Abstract

We report the excitation energy dependence of specific heat (${c}_{v}$) of hadronic matter at freeze-out in Au+Au and Cu+Cu collisions at the BNL Relativistic Heavy Ion Collider energies by analyzing the published data on event-by-event mean transverse momentum ($\ensuremath{\langle}{p}_{T}\ensuremath{\rangle}$) distributions. The $\ensuremath{\langle}{p}_{T}\ensuremath{\rangle}$ distributions in finite ${p}_{T}$ ranges are converted to distributions of effective temperatures, and dynamical fluctuations in temperature are extracted by subtracting widths of the corresponding mixed event distributions.
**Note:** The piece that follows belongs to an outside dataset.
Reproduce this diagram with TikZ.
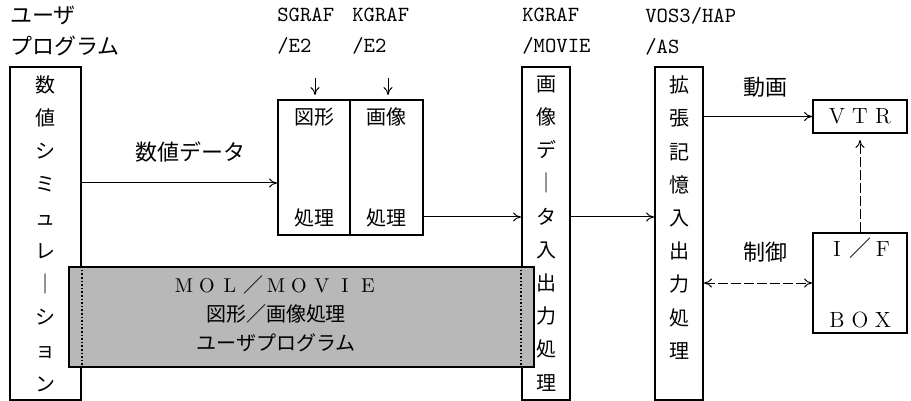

The heat capacity per particle at the kinetic freeze-out surface is presented as a function of collision energy, which shows a sharp rise in ${c}_{v}$ below $\sqrt{{s}_{NN}}=62.4$ GeV. We employ the hadron resonance gas (HRG) model to estimate ${c}_{v}$ at the chemical and kinetic freeze-out surfaces. The experimental results are compared to the HRG and other theoretical model calculations. HRG results show good agreement with data. Model predictions for ${c}_{v}$ at the CERN Large Hadron Collider energy are presented.